Justice official keeps mum on privacy rights

A senior Justice Department official on Wednesday refused to tell the Senate Judiciary Committee what changes the Obama administration might support to the USA PATRIOT Act, even though Democrats on the panel said additional safeguards must be built into the law.

"I think what has happened is that Congress has seized the initiative here," David Kris, assistant attorney general for the Justice Department's National Security Division, told the panel during a hearing.

Kris was repeatedly asked his opinion about two recently introduced bills that would reauthorize and modify three provisions of the PATRIOT Act that expire at the end of this year.
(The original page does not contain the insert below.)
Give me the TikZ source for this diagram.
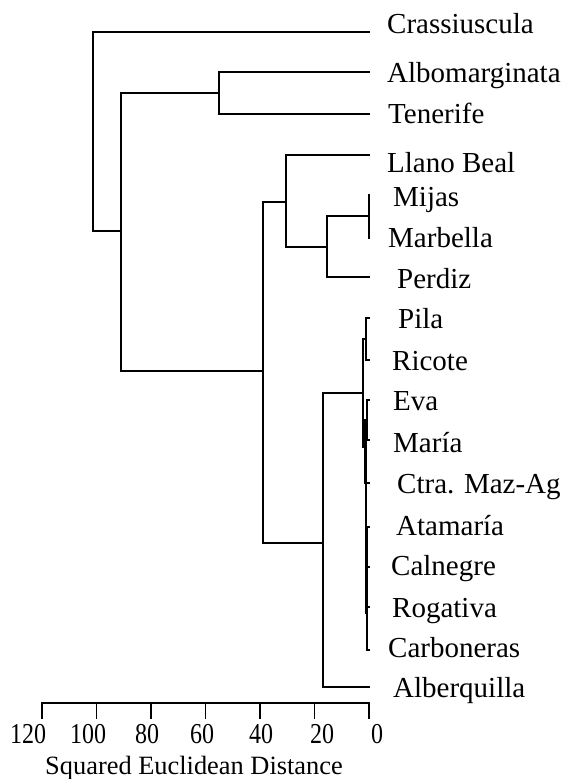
\documentclass[tikz,border=0pt]{standalone}
\usepackage{fontspec}
\usepackage{graphicx}
\setmainfont{Liberation Serif}
\newcommand{\tallnum}[1]{\scalebox{1}[1.2]{#1}}
\begin{document}
\begin{tikzpicture}[x=1pt,y=-1pt,
  branch/.style={draw=black,line width=1.3pt,line cap=rect},
  leaflabel/.style={anchor=base west,inner sep=0pt,font=\fontsize{29}{29}\selectfont},
  ticklabel/.style={anchor=base,inner sep=0pt,font=\fontsize{24}{24}\selectfont},
  axistitle/.style={anchor=base west,inner sep=0pt,font=\fontsize{26.4}{26.4}\selectfont}]
\useasboundingbox (0,0) rectangle (564,779);

% leaf ends (distance 0)
\coordinate (lCra) at (369,32);
\coordinate (lAlb) at (369,72);
\coordinate (lTen) at (369,114);
\coordinate (lLla) at (369,155);
\coordinate (lMij) at (369,195);
\coordinate (lMar) at (369,238);
\coordinate (lPer) at (369,277);
\coordinate (lPil) at (369,318);
\coordinate (lRic) at (369,360);
\coordinate (lEva) at (369,400);
\coordinate (lMaria) at (369,440);
\coordinate (lCtr) at (369,483);
\coordinate (lAta) at (369,527);
\coordinate (lCal) at (369,567);
\coordinate (lRog) at (369,607);
\coordinate (lCar) at (369,650);
\coordinate (lAbq) at (369,687);

% leaf labels
\node[leaflabel] (tCra) at (387,33) {Crassiuscula};
\node[leaflabel] (tAlb) at (387,82) {Albomarginata};
\node[leaflabel] (tTen) at (388,123) {Tenerife};
\node[leaflabel] (tLla) at (387,172) {Llano Beal};
\node[leaflabel] (tMij) at (393,206) {Mijas};
\node[leaflabel] (tMar) at (388,247) {Marbella};
\node[leaflabel] (tPer) at (397,288) {Perdiz};
\node[leaflabel] (tPil) at (398,328) {Pila};
\node[leaflabel] (tRic) at (392,370) {Ricote};
\node[leaflabel] (tEva) at (393,410) {Eva};
\node[leaflabel] (tMaria) at (393,452) {María};
\node[leaflabel] (tCtr) at (397,493) {Ctra. Maz-Ag};
\node[leaflabel] (tAta) at (396,535) {Atamaría};
\node[leaflabel] (tCal) at (391,575) {Calnegre};
\node[leaflabel] (tRog) at (392,617) {Rogativa};
\node[leaflabel] (tCar) at (388,657) {Carboneras};
\node[leaflabel] (tAbq) at (393,697) {Alberquilla};

% cluster junctions: (height, attachment point of the parent branch)
\coordinate (cM1) at (369,216);
\coordinate (cM2) at (327,247);
\coordinate (cM3) at (286,202);
\coordinate (cP1) at (366,339);
\coordinate (cE1) at (367,420);
\coordinate (cE2) at (365,440);
\coordinate (cA1) at (367,547);
\coordinate (cA2) at (367,577);
\coordinate (cA3) at (367,613);
\coordinate (cG1) at (366,447);
\coordinate (cG2) at (363,393);
\coordinate (cG3) at (323,543);
\coordinate (cG4) at (263,371);
\coordinate (cT1) at (219,93);
\coordinate (cG5) at (121,231);
\coordinate (cR)  at (93,130);

% dendrogram branches
\draw[branch] (lMij) -| (cM1) |- (lMar);
\draw[branch] (cM1) -| (cM2) |- (lPer);
\draw[branch] (lLla) -| (cM3) |- (cM2);
\draw[branch] (lPil) -| (cP1) |- (lRic);
\draw[branch] (lEva) -| (cE1) |- (lMaria);
\draw[branch] (cE1) -| (cE2) |- (lCtr);
\draw[branch] (lAta) -| (cA1) |- (lCal);
\draw[branch] (cA1) -| (cA2) |- (lRog);
\draw[branch] (cA2) -| (cA3) |- (lCar);
\draw[branch] (cE2) -| (cG1) |- (cA3);
\draw[branch] (cP1) -| (cG2) |- (cG1);
\draw[branch] (cG2) -| (cG3) |- (lAbq);
\draw[branch] (cM3) -| (cG4) |- (cG3);
\draw[branch] (lAlb) -| (cT1) |- (lTen);
\draw[branch] (cT1) -| (cG5) |- (cG4);
\draw[branch] (lCra) -| (cR) |- (cG5);

% distance axis
\coordinate (ax120) at (42,703);
\coordinate (ax0) at (369,703);
\draw[branch] (ax120) -- (ax0);
\foreach \xx in {42,96.5,151,205.5,260,314.5,369}
  \draw[branch] (\xx,703) -- (\xx,718);
\node[ticklabel] (n120) at (28,743) {\tallnum{120}};
\node[ticklabel] (n100) at (88,743) {\tallnum{100}};
\node[ticklabel] (n80) at (147,743) {\tallnum{80}};
\node[ticklabel] (n60) at (202,743) {\tallnum{60}};
\node[ticklabel] (n40) at (261,743) {\tallnum{40}};
\node[ticklabel] (n20) at (322,743) {\tallnum{20}};
\node[ticklabel] (n0) at (377,743) {\tallnum{0}};
\node[axistitle] (title) at (45,774) {Squared Euclidean Distance};
\end{tikzpicture}
\end{document}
The bills would modify other provisions of the law that do not expire, including the controversial use of national security letters, which are issued without court approval to compel recipients to turn over information. The Justice Department's inspector general concluded in two past reports that the FBI had misused its power to issue national security letters.

The expiring provisions include a "roving wiretap" statute that allows government bugs on any phone used by the person being tapped; language broadening law enforcement access to library and bookstore records; and a "lone-wolf" provision that applies to any noncitizen suspected of engaging in or preparing for international terrorism who is not affiliated with a known terrorist group.
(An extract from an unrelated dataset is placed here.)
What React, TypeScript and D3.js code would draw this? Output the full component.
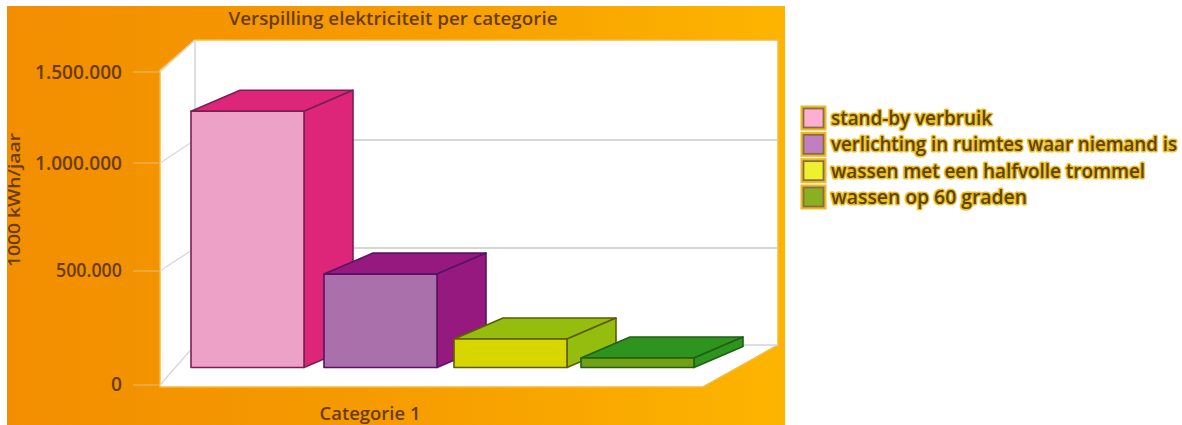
import React from "react";
import * as d3 from "d3";

const title = "Verspilling elektriciteit per categorie";
const yTitle = "1000 kWh/jaar";
const xCategory = "Categorie 1";
const series = [
  "stand-by verbruik",
  "verlichting in ruimtes waar niemand is",
  "wassen met een halfvolle trommel",
  "wassen op 60 graden",
];
const values = [1240000, 452000, 138000, 46000];
const tickValues = [0, 500000, 1000000, 1500000];
const tickLabels = ["0", "500.000", "1.000.000", "1.500.000"];
const frontColors = ["#eda1c6", "#aa70ab", "#d8d600", "#73a012"];
const sideColors = ["#dd2579", "#95197f", "#94bd0e", "#2f9320"];
const edgeColors = ["#7c1f55", "#5c1262", "#5e5c00", "#1f6210"];
const swatchColors = ["#fbb0d2", "#c080c0", "#eef22e", "#88b020"];

const legendWidths = [161, 346, 314, 196];
const tickWidths = [11, 66, 87, 87];

const W = 1182;
const H = 425;
const DEPTH_X = 49;
const DEPTH_Y = -21;
const INK = "#6a3c05";
const FONT = "'Open Sans', 'Noto Sans', sans-serif";

// Perspective makes the axis spacing uneven, so each plane has its own scale.
const axisFront = d3.scaleLinear().domain(tickValues).range([385, 271, 163, 72]);
const labelY = d3.scaleLinear().domain(tickValues).range([384, 270, 163, 72]);
const wallBack = d3.scaleLinear().domain(tickValues).range([345, 248, 140, 40]);
const barY = d3.scaleLinear().domain([0, 1500000]).range([367.5, 57.5]);
const barX = d3.scaleLinear().domain([0, 1, 2, 3]).range([191, 324, 454, 581]);
const BAR_W = 113;

const pts = (p: [number, number][]) => p.map((d) => d.join(",")).join(" ");

function Bar({ i }: { i: number }) {
  const x0 = barX(i);
  const x1 = x0 + BAR_W;
  const y0 = barY(0);
  const y1 = barY(values[i]);
  const common = {
    stroke: edgeColors[i],
    strokeWidth: 1.6,
    strokeLinejoin: "round" as const,
  };
  return (
    <g>
      <polygon
        points={pts([[x0, y1], [x1, y1], [x1 + DEPTH_X, y1 + DEPTH_Y], [x0 + DEPTH_X, y1 + DEPTH_Y]])}
        fill={sideColors[i]}
        {...common}
      />
      <polygon
        points={pts([[x1, y0], [x1, y1], [x1 + DEPTH_X, y1 + DEPTH_Y], [x1 + DEPTH_X, y0 + DEPTH_Y]])}
        fill={sideColors[i]}
        {...common}
      />
      <rect x={x0} y={y1} width={BAR_W} height={y0 - y1} fill={frontColors[i]} {...common} />
    </g>
  );
}

export default function App() {
  const legendY = d3.scaleLinear().domain([0, 3]).range([107, 186]);
  return (
    <svg
      width={W}
      height={H}
      viewBox={`0 0 ${W} ${H}`}
      style={{ position: "absolute", left: 0, top: 0, display: "block" }}
      fontFamily={FONT}
    >
      <defs>
        <linearGradient id="panel" x1="0" x2="1" y1="0" y2="0">
          <stop offset="0" stopColor="#f28e00" />
          <stop offset="0.45" stopColor="#f59a00" />
          <stop offset="1" stopColor="#fdb400" />
        </linearGradient>
      </defs>
      <rect width={W} height={H} fill="#fff" />
      <rect x={7} y={6} width={778} height={419} fill="url(#panel)" />

      {/* box walls and floor */}
      <polygon
        points={pts([[160, 70], [195, 40], [778, 40], [778, 345], [703, 387], [160, 387]])}
        fill="#fff"
        stroke="#f5bb3c"
        strokeWidth={1.5}
      />
      <line x1={195} x2={195} y1={40} y2={345} stroke="#cfd2da" strokeWidth={1.5} />
      <line x1={195} x2={778} y1={wallBack(0)} y2={wallBack(0)} stroke="#cdd3e0" strokeWidth={1.5} />

      {tickValues.map((v, i) => (
        <g key={v}>
          {v > 0 && v < 1500000 && (
            <line x1={195} x2={778} y1={wallBack(v)} y2={wallBack(v)} stroke="#c9c9c9" strokeWidth={1.6} />
          )}
          <line
            x1={160}
            x2={195}
            y1={axisFront(v)}
            y2={wallBack(v)}
            stroke="#d6d8da"
            strokeWidth={1.3}
          />
          <line
            x1={133}
            x2={160}
            y1={axisFront(v)}
            y2={axisFront(v)}
            stroke="#e8b45a"
            strokeWidth={1.3}
          />
          <text
            x={122}
            y={labelY(v)}
            dy="0.36em"
            textAnchor="end"
            fontSize={19}
            fontWeight={600}
            fill={INK}
            textLength={tickWidths[i]}
            lengthAdjust="spacingAndGlyphs"
          >
            {tickLabels[i]}
          </text>
        </g>
      ))}

      {values.map((_, i) => (
        <Bar key={series[i]} i={i} />
      ))}

      <text
        x={393}
        y={25}
        textAnchor="middle"
        fontSize={18}
        fontWeight={600}
        fill={INK}
        textLength={329}
        lengthAdjust="spacingAndGlyphs"
      >
        {title}
      </text>
      <text
        transform="translate(20,200) rotate(-90)"
        textAnchor="middle"
        fontSize={17}
        fontWeight={600}
        fill={INK}
        textLength={134}
        lengthAdjust="spacingAndGlyphs"
      >
        {yTitle}
      </text>
      <text
        x={370}
        y={420}
        textAnchor="middle"
        fontSize={18}
        fontWeight={600}
        fill={INK}
        textLength={101}
        lengthAdjust="spacingAndGlyphs"
      >
        {xCategory}
      </text>

      {/* legend, with the halo painted behind each label */}
      {series.map((s, i) => {
        const y = legendY(i);
        return (
          <g key={s}>
            <rect x={802} y={y} width={23} height={22} fill={swatchColors[i]} stroke="#ecbc1e" strokeWidth={3} />
            <rect x={803.5} y={y + 1.5} width={20} height={19} fill="none" stroke="#8c6a4a" strokeWidth={1.8} />
            <text
              x={831}
              y={y + 18}
              fontSize={19}
              fontWeight={600}
              fill="#5a4410"
              stroke="#efbd1c"
              strokeWidth={3}
              paintOrder="stroke"
              strokeLinejoin="round"
              textLength={legendWidths[i]}
              lengthAdjust="spacingAndGlyphs"
            >
              {s}
            </text>
          </g>
        );
      })}
    </svg>
  );
}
The Obama administration recently told the Senate committee it wants the provisions to be continued and is open to making changes to them.

But Kris Wednesday said the administration is still reviewing the bills. "When you ... change the law, it may have an effect and we just haven't worked through exactly what those changes would mean operationally," he said.

Referring to the need for additional safeguards, Judiciary Chairman Patrick Leahy, D-Vt., said there have been two previous cases in which the FBI could not get a court order for an investigation and instead used national security letters to bypass the court.

"I think that's why you have a lot of Americans from the right and the left who are worried about intrusive and unchecked government surveillance," he said.

But Senate Intelligence Chairwoman Dianne Feinstein, D-Calif., a Judiciary member, questioned whether any proposed changes in the bills would affect a current investigation involving suspects in New York and Colorado who have been linked to an alleged plot to bomb U.S. transit systems.

Kris said he would only respond in a classified session.

On a related front, Justice Department Inspector General Glenn Fine told the panel it is past time for the department to issue new procedures to restrict how information collected on U.S. citizens though national security letters is acquired, retained or disseminated.

"At this point, more than two years have elapsed since after our first report was issued, and final guidance is needed and overdue," he said.